**Your instructions:** Transcribe every line exactly. Leave the pictures behind.

— begin Collected data —

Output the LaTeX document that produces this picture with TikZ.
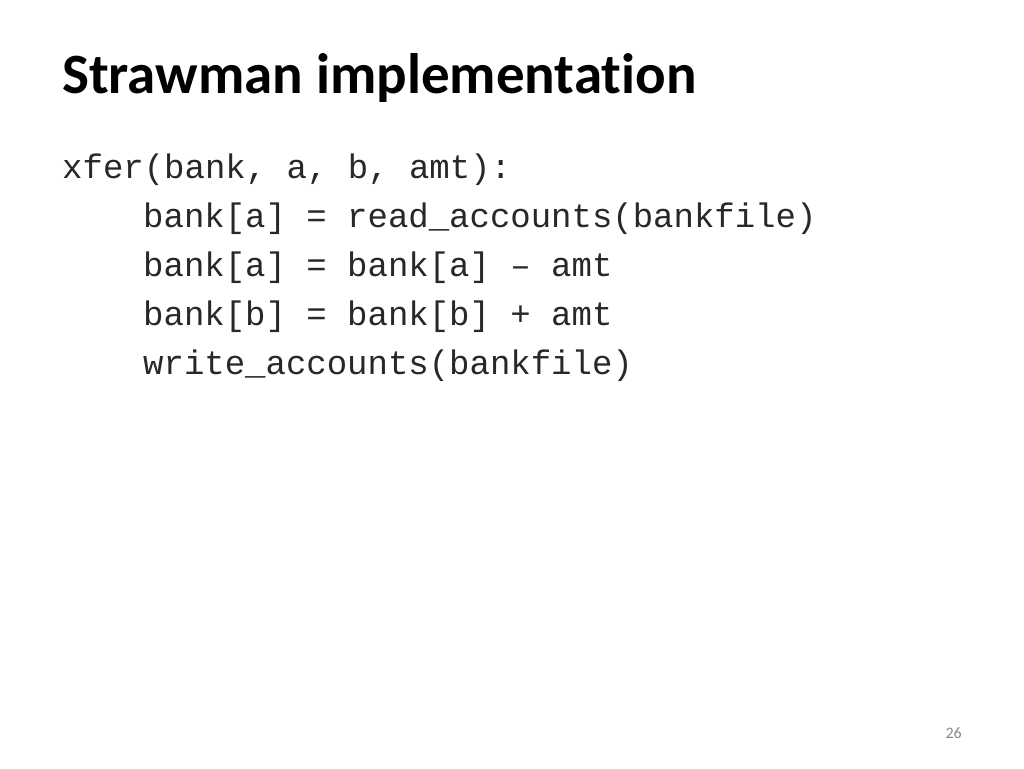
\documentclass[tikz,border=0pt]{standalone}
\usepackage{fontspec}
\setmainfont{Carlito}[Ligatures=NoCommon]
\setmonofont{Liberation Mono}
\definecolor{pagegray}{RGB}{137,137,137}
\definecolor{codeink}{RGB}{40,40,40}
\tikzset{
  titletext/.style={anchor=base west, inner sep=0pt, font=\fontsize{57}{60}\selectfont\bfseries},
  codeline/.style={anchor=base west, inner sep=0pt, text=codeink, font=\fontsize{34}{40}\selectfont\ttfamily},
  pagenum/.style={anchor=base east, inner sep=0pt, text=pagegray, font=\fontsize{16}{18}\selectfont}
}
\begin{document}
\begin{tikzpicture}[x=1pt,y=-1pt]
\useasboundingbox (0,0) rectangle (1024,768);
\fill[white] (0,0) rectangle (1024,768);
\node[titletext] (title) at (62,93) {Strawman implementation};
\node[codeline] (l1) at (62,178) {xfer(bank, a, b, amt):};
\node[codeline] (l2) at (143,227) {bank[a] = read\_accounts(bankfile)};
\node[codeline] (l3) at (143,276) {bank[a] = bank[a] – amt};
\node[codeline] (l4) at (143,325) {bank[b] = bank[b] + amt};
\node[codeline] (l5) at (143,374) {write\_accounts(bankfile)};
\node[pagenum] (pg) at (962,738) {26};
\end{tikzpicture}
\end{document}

— end Collected data —

**Reply to the task:**
Output the LaTeX document that produces this picture with TikZ.
\documentclass[tikz,border=0pt]{standalone}
\usepackage{fontspec}
\setmainfont{Carlito}[Ligatures=NoCommon]
\setmonofont{Liberation Mono}
\definecolor{pagegray}{RGB}{137,137,137}
\definecolor{codeink}{RGB}{40,40,40}
\tikzset{
  titletext/.style={anchor=base west, inner sep=0pt, font=\fontsize{57}{60}\selectfont\bfseries},
  codeline/.style={anchor=base west, inner sep=0pt, text=codeink, font=\fontsize{34}{40}\selectfont\ttfamily},
  pagenum/.style={anchor=base east, inner sep=0pt, text=pagegray, font=\fontsize{16}{18}\selectfont}
}
\begin{document}
\begin{tikzpicture}[x=1pt,y=-1pt]
\useasboundingbox (0,0) rectangle (1024,768);
\fill[white] (0,0) rectangle (1024,768);
\node[titletext] (title) at (62,93) {Strawman implementation};
\node[codeline] (l1) at (62,178) {xfer(bank, a, b, amt):};
\node[codeline] (l2) at (143,227) {bank[a] = read\_accounts(bankfile)};
\node[codeline] (l3) at (143,276) {bank[a] = bank[a] – amt};
\node[codeline] (l4) at (143,325) {bank[b] = bank[b] + amt};
\node[codeline] (l5) at (143,374) {write\_accounts(bankfile)};
\node[pagenum] (pg) at (962,738) {26};
\end{tikzpicture}
\end{document}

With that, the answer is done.